His only advantage is that the cops are on his side and won’t let go of these cameras without a fight.

I'm very in favor of speed & redlight cameras and don't have a particular problem with license plate trackers. I think we partisan-ize far too many things nowadays, unfortunately.
Maybe you're also in favor of some light reading
https://constitution.congress.gov/constitution/amendment-4/
U.S. Constitution - Fourth Amendment | Resources | Constitution Annotated | Congress.gov | Library of Congress

The original text of the Fourth Amendment of the Constitution of the United States.

you think speed cameras violate the 4th amendment?

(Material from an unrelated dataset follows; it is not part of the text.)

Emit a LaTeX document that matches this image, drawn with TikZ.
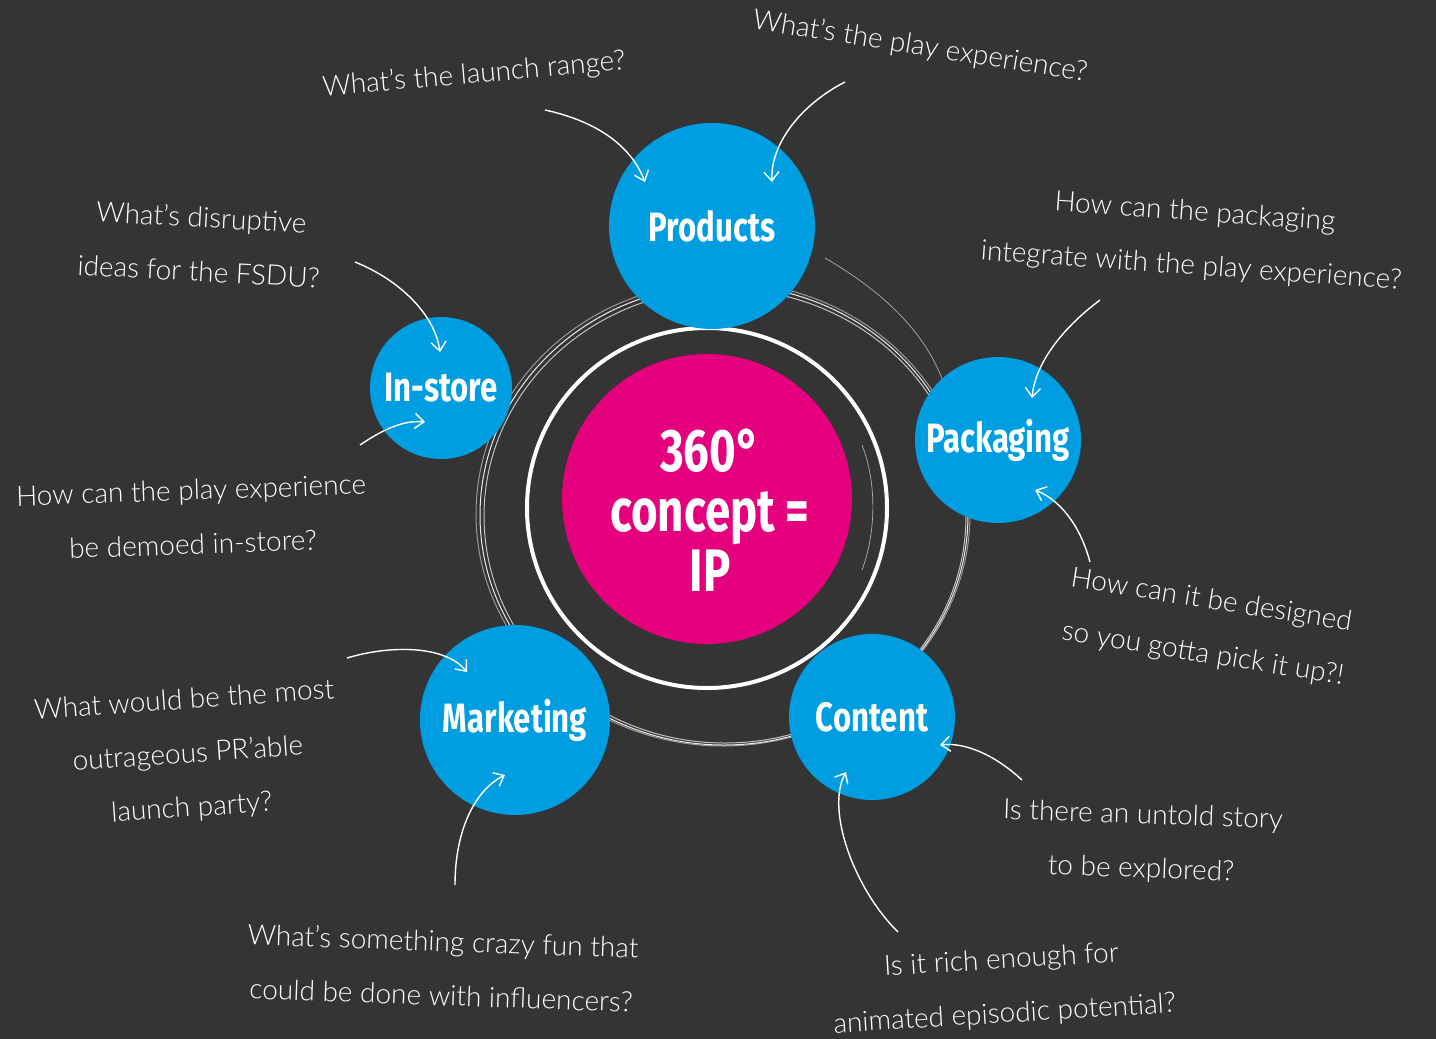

No but license plate requirements pretty clearly violate the 4th and/or 1st amendment, IMO. And without being required to have your license plate searched (registration 'papers' forced to be displayed) at all times without even an officer presenting RAS or PC of a crime, these cameras become a lot less useful.

I don't see how removing the cameras is compatible with the first amendment, but if you have the right of "speech" to record me in public chasing every place I go in a manner that is the envy of any stalker, I ought to have the right of "speech" not to "say anything" (compelled speech of showing my plate).

It really doesn't seem like the courts agree that you have a right to travel via car without a visible plate.

The courts made polygraphs submittable legal evidence used to convict people, and still use them on people under supervision (because lesser standards apply).

Precedent is often crap and wrong until someone can find a good case paired with good lawyers to rectify.

I agree with you generally but taken to the extreme this argument very easily goes to "precedents I agree with should be venerated because they're precedents and precedents I disagree with are wrong" silliness.

"Precedent is often crap" isn't really the basis for any cohesive judicial philosophy or legal thought process.

I'm not aware of any precedent anywhere that approaches "ALPRs violate 4A" territory, it's when other stuff happens that's beyond simply "$lp_id was seen by $camera on $datetime" that I've seen courts start to talk about reasonableness and privacy.